For his part, newly-elected New York City Mayor Bill de Blasio, who was heavily promoted by the unions, issued a statement declaring that he was “proud to stand strong with the working men and women in the Fast Food Forward movement…” De Blasio, however, committed himself to nothing and did not actually attend the demonstration.

Media reports, on the whole, were also generally sympathetic toward the protests, a clear indication that they are not considered a threat. While sections of the political establishment may occasionally feign concern with the deteriorating conditions of the working class, it is the policies that they have implemented which have created those conditions.

Unions across the country have for decades been collaborating with business and government in imposing cuts in wages and benefits. This year, for example, New York City school bus workers, who had achieved a modicum of employment and wage stability after a bitter strike three decades ago, are being driven into unemployment and poverty after the city abrogated the Employment Protection Provision (EPP).

The attack on the bus workers was made possible by the Amalgamated Transit Union, which shut down a strike based on the meaningless promise by Democratic mayoral candidates to “revisit the issue” after the election. De Blasio has given no indication that he will make any changes to the policy that has already led to 2,000 workers losing their jobs, with thousands more layoffs to come.

For many decades, and even more sharply since the 2008 financial crisis, the US capitalist class has pursued a relentless policy of wealth accumulation for a small fraction of the population by driving down the living standards of the working class. The great majority of new jobs created since 2008 have been in low-wage sectors. The result has been a staggering growth in economic inequality, with the conditions of workers now worse that they were decades ago.

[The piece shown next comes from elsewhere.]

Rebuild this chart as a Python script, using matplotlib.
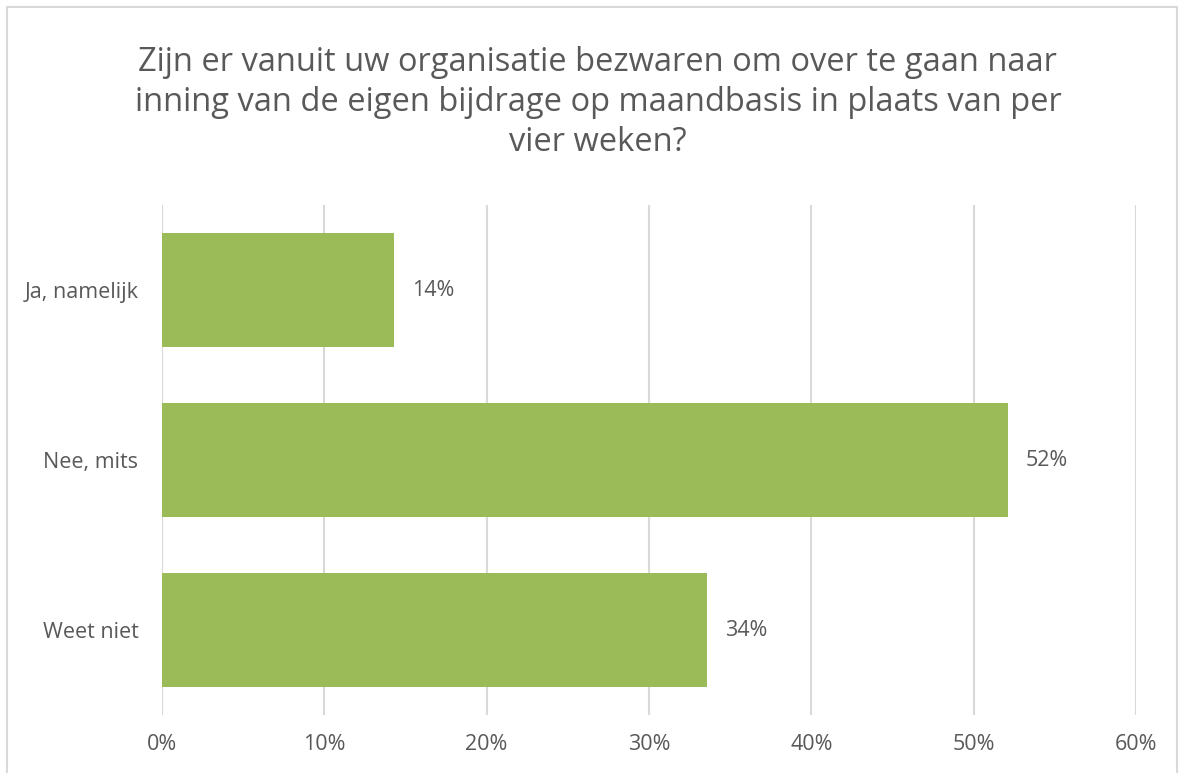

The present economic condition of fast food workers, “big box store” retail workers, and many others earning wages at or near the pitifully inadequate minimum wage in the US is not an accident, the result of mistaken decisions, or simply caused by a few excessively greedy corporations.

The plight of these workers, whose ranks are increasing daily, not to speak of the millions of long-term unemployed, is the consequence of a conscious policy by the ruling class in the US, led by the Obama administration and fully supported by the Democratic Party. The conditions faced by garment workers in Bangladesh, electronics workers in China, miners in South Africa are the conditions that are increasingly being forced on workers in the “developed” capitalist nations under the justification of the need to increase “efficiency” and “competitiveness.” This process has so far been most obvious in such places as Greece, Spain, and Portugal, but is being implemented across the globe.

Under these conditions, it is a bald-faced lie to tell workers that they can achieve any meaningful improvements by protest aimed at the political and corporate elite. Across the country, in city after city, from San Francisco, to Chicago, to Detroit, Democratic mayors, with union collaboration, have carried out attacks on working people. Yet union executives and pseudo-left groups continue to promote support for the Democrats.

In New York City, union leaders and groups such as the International Socialist Organization (ISO) have gone into overdrive to promote the idea that if only enough pressure can be brought to bear, de Blasio will do “progressive” things for the working class. A recent article in the ISO’s Socialist Worker, entitled “It’s put-up-or-shut-up time for Bill de Blasio,” concluded by urging, “So let’s go to today’s rally and tell our new mayor that we want real solutions to inequality.”

This process of pauperization of the working class has been made possible by the open collaboration of union leaderships and various pseudo-left groups. These forces represent a privileged section of the middle class which seeks to maintain its relatively comfortable social position by controlling and diverting the rising anger of workers back into support of the existing social order.

The fight to improve the economic condition of all workers is a political struggle which can be carried forward only through a complete break with the unions, the Democratic Party, and all those who support them.